Depois disso, veio a metodologia científica: a datação por radiocarbono e o “evento Miyake”. Em 2012, a renomada revista científica Nature publicou um artigo de cientistas japoneses que conseguiram especificar a data de anéis de um cedro de 1.800 anos e encontraram em um salpico do conteúdo de radiocarbono na atmosfera do ano de 775.
Este salpico estava ligado a uma erupção solar anômala e se refletiu em nível celular. O fenômeno ficou conhecido como "Evento Miyake" (em homenagem ao primeiro autor do artigo) e é usado até hoje em escavações.

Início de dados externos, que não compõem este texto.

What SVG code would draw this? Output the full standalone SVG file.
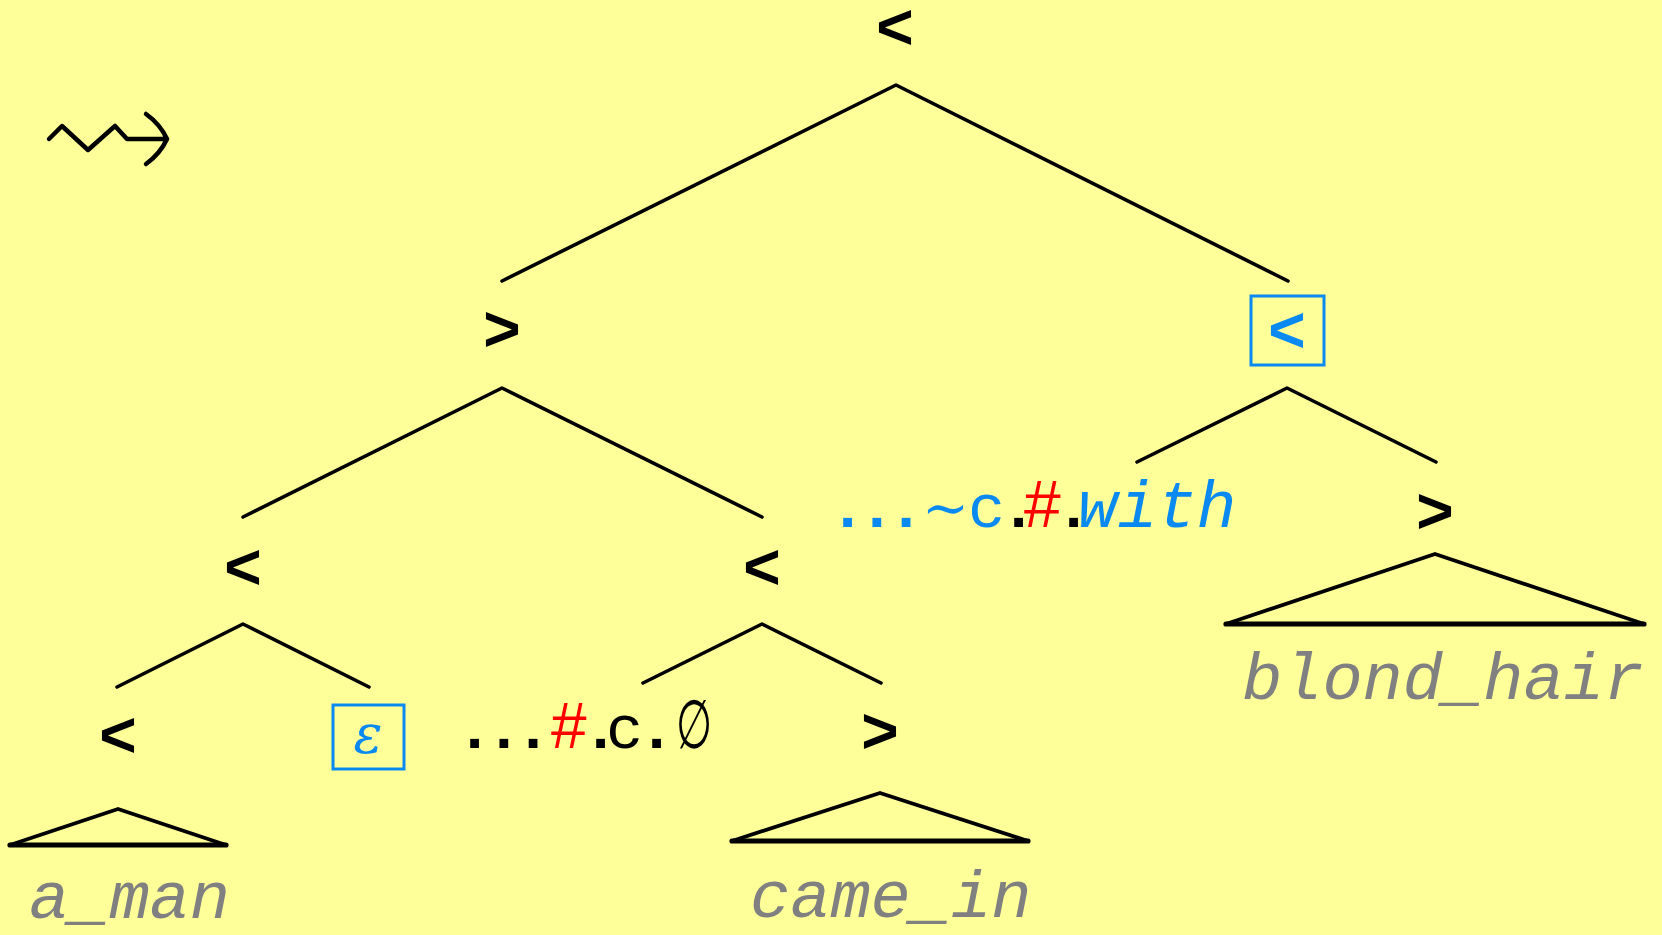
<svg xmlns="http://www.w3.org/2000/svg" width="1662" height="935" viewBox="0 0 1662 935">
<style>
.bg{fill:#ffff99}
.e{stroke:#000;stroke-width:3.6;fill:none;stroke-linecap:round;stroke-linejoin:round}
.tri{stroke:#000;stroke-width:3.8;fill:none;stroke-linecap:round;stroke-linejoin:round}
.base{stroke:#000;stroke-width:5.2;stroke-linecap:round}
.op{font-family:"Liberation Sans",Arial,sans-serif;font-weight:bold;font-size:64px;text-anchor:middle;fill:#000}
.blue{fill:#0a8af0}
.box{fill:none;stroke:#0a8af0;stroke-width:3}
.leaf{font-family:"Liberation Mono","Courier New",monospace;font-style:italic;font-size:67px;fill:#808080}
.t{font-family:"Liberation Sans",Arial,sans-serif;font-size:62px}
.mono{font-family:"Liberation Mono","Courier New",monospace;font-size:62px}
.serif{font-family:"DejaVu Serif","Liberation Serif",serif;font-size:58px}
</style>
<rect class="bg" x="0" y="0" width="1662" height="935"/>
<g id="symbol">
<path class="e" style="stroke-width:4.5" d="M49,139 L62,126 L88,150 L115,126 L127,139 L166,139 M146,114 Q160,124 167,139 Q160,154 146,164"/>
</g>
<g id="connectors">
<polyline class="e" points="502,281 896,85 1288,281"/>
<polyline class="e" points="243,517 502,388 762,517"/>
<polyline class="e" points="1137,462 1287,388 1436,462"/>
<polyline class="e" points="117,687 243,624 369,687"/>
<polyline class="e" points="643,683 762,624 881,683"/>
</g>
<g id="n-root"><text class="op" x="895" y="49">&lt;</text></g>
<g id="n-gt1"><text class="op" x="502" y="351">&gt;</text></g>
<g id="n-box1"><rect class="box" x="1251" y="296" width="73" height="69"/><text class="op blue" x="1287" y="352">&lt;</text></g>
<g id="n-lt2"><text class="op" x="243" y="589">&lt;</text></g>
<g id="n-lt3"><text class="op" x="762" y="589">&lt;</text></g>
<g id="n-gt2"><text class="op" x="1435" y="533">&gt;</text></g>
<g id="n-lt4"><text class="op" x="118" y="757">&lt;</text>
<polygon class="tri" points="118,809 10,845 226,845"/><line class="base" x1="10" y1="845" x2="226" y2="845"/>
<text class="leaf" x="29" y="918">a_man</text></g>
<g id="n-eps"><rect class="box" x="333" y="705" width="71" height="64"/><text class="serif blue" style="font-style:italic;font-size:54px" x="368" y="753" text-anchor="middle">ε</text></g>
<g id="n-gt3"><text class="op" x="880" y="753">&gt;</text>
<polygon class="tri" points="880,793 732,841 1028,841"/><line class="base" x1="732" y1="841" x2="1028" y2="841"/>
<text class="leaf" x="750" y="917">came_in</text></g>
<g id="n-blond">
<polygon class="tri" points="1435,554 1226,624 1644,624"/><line class="base" x1="1226" y1="624" x2="1644" y2="624"/>
<text class="leaf" x="1242" y="699">blond_hair</text></g>
<g id="label1">
<text class="t" y="748"><tspan x="466" style="font-weight:bold;letter-spacing:12px">...</tspan><tspan x="551" fill="#ff0000" style="font-size:64px">#</tspan><tspan x="592" style="font-weight:bold">.</tspan><tspan x="606" class="mono" style="font-size:62px">c</tspan><tspan x="648" style="font-weight:bold">.</tspan></text>
<text class="serif" transform="translate(694,748) scale(0.72,1.18)" text-anchor="middle">∅</text>
</g>
<g id="label2">
<text class="t" y="527"><tspan x="839" class="blue" style="font-weight:bold;letter-spacing:12px">...</tspan><tspan x="922" class="blue" style="font-family:'DejaVu Serif',serif;font-size:56px">∼</tspan><tspan x="968" class="blue" style="font-family:'Liberation Mono',monospace">c</tspan><tspan x="1010" style="font-weight:bold">.</tspan><tspan x="1024" fill="#ff0000" style="font-size:66px">#</tspan><tspan x="1065" style="font-weight:bold">.</tspan><tspan x="1078" class="blue" style="font-family:'Liberation Mono',monospace;font-style:italic;font-size:66px">with</tspan></text>
</g>
</svg>
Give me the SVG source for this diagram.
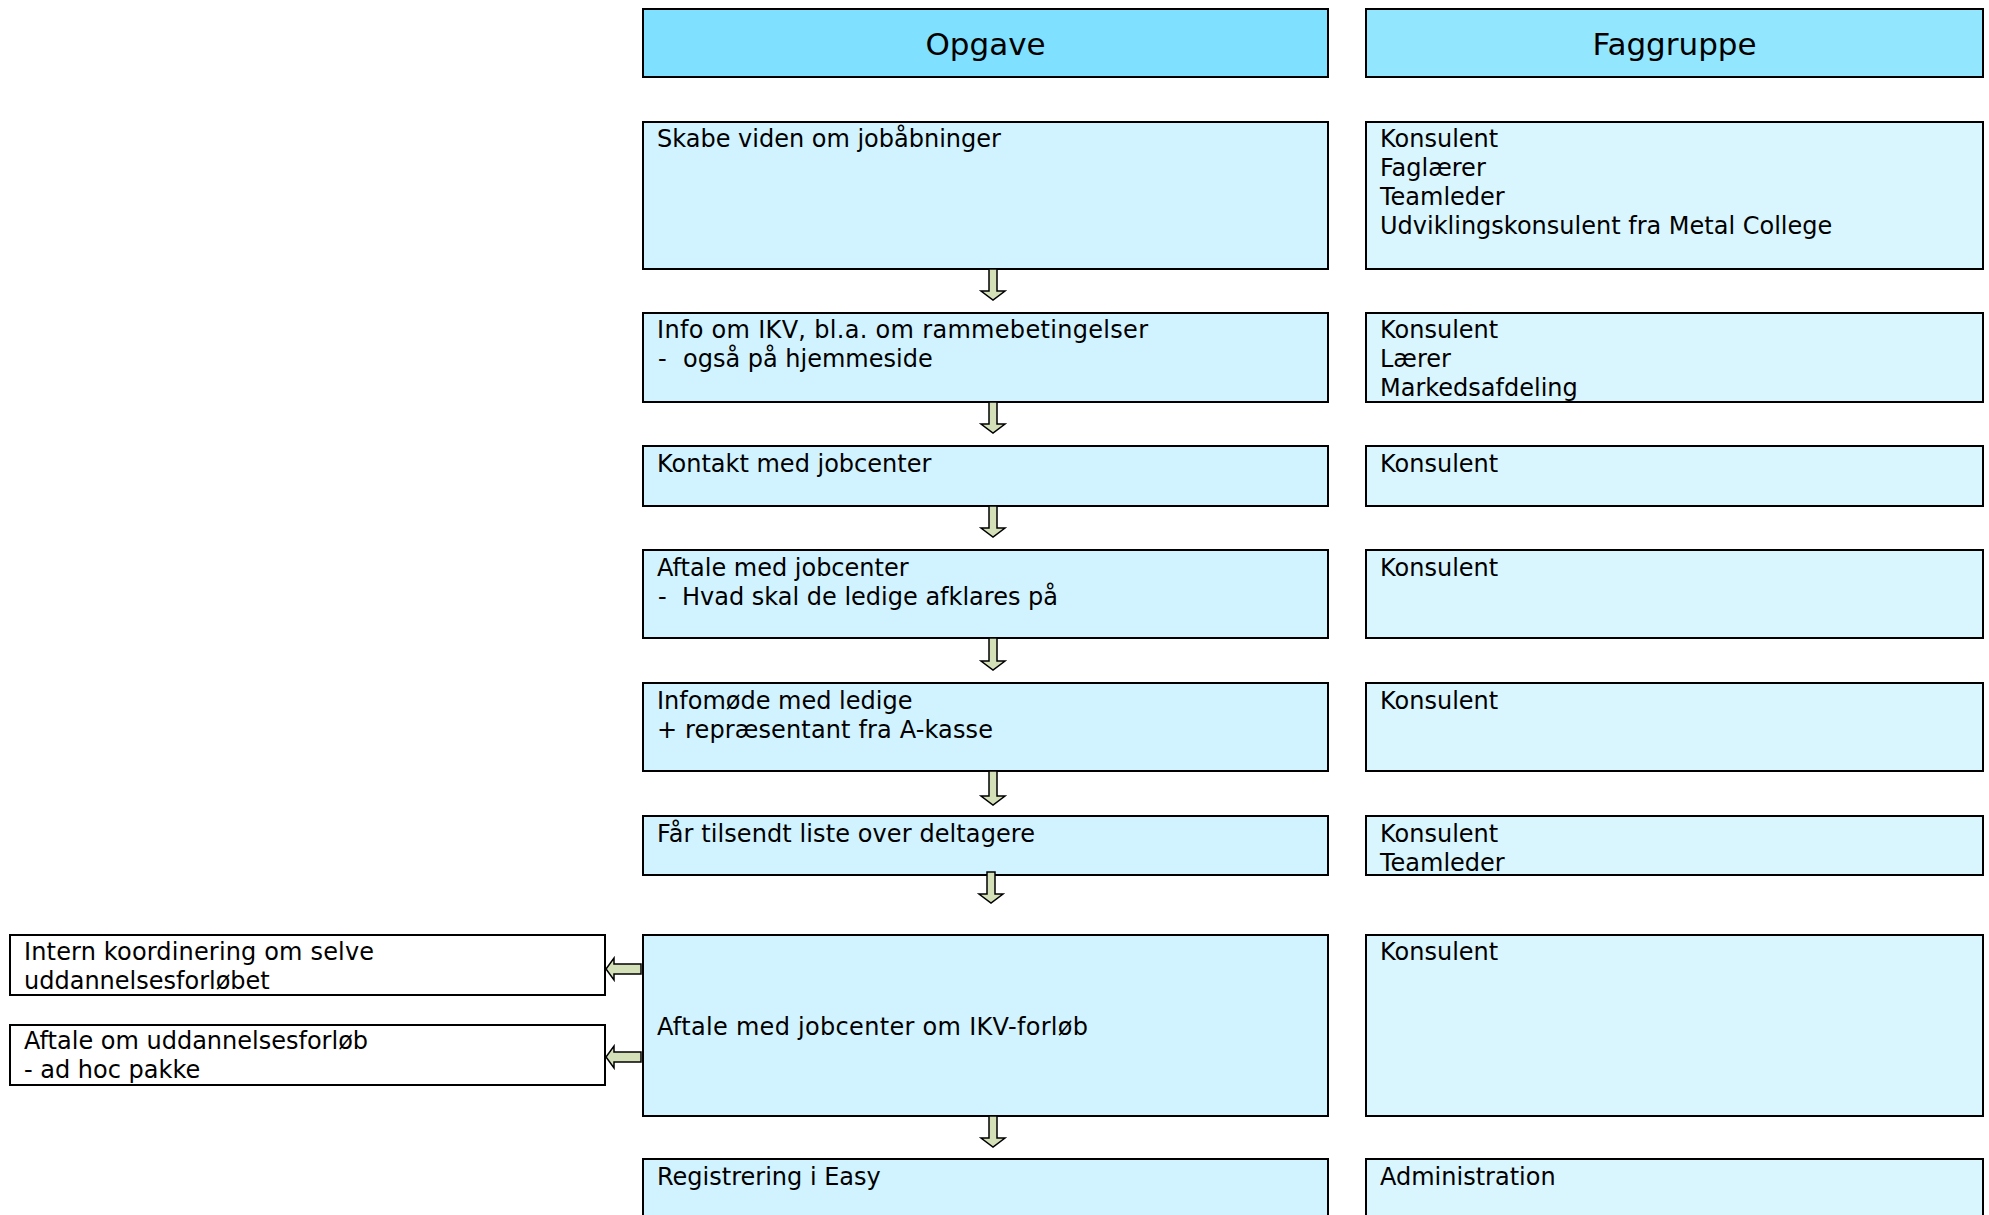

Os cientistas russos decidiram aplicar esse conhecimento em seus estudos e, em 2018, entraram em contato com um dos principais laboratórios de análise de radiocarbono do mundo, localizado na Universidade de Groningen, na Holanda.
"Enviamos três toras de lariço das paredes de Por-Bajin para Groningen. Foi escolhida para o estudo uma com a casca da árvore bem conservada e, nela, no terceiro anel da casca, foi encontrado o ‘evento Miyake’. Um estudo do anel mais jovem, em nível celular, permitiu aos dendrocronologistas de Groningen determinar que a árvore tinha sido derrubada no verão. Isto estabeleceu não apenas o ano, mas também a estação do início da construção: o verão do ano de 777", disse Andrêi Panin, vice-diretor do Instituto de Geografia da Academia de Ciências da Rússia.
De acordo com os arqueólogos, a construção durou dois verões. Naquela época, o governante que estava no poder levou a cabo uma reforma religiosa que impunha a adoção do Maniqueísmo. Em 779, houve um golpe de Estado anti-Maniqueísmo no Caganato: o governante foi morto e suas inovações foram abolidas. Isso revela muito do mistério da fortaleza.
"Segundo o conjunto de dados coletados, sugeriu-se que o objetivo da construção não era defensivo, como se pensava anteriormente, mas de culto: era um mosteiro maniqueísta. Se o mosteiro foi construído antes do golpe, os governantes de antes do golpe simplesmente não tiveram tempo de usá-lo, e os novos não precisavam mais dele: isto explica o principal mistério do Por-Bajin, a ausência de traços de uso do local", diz Andrêi Panin.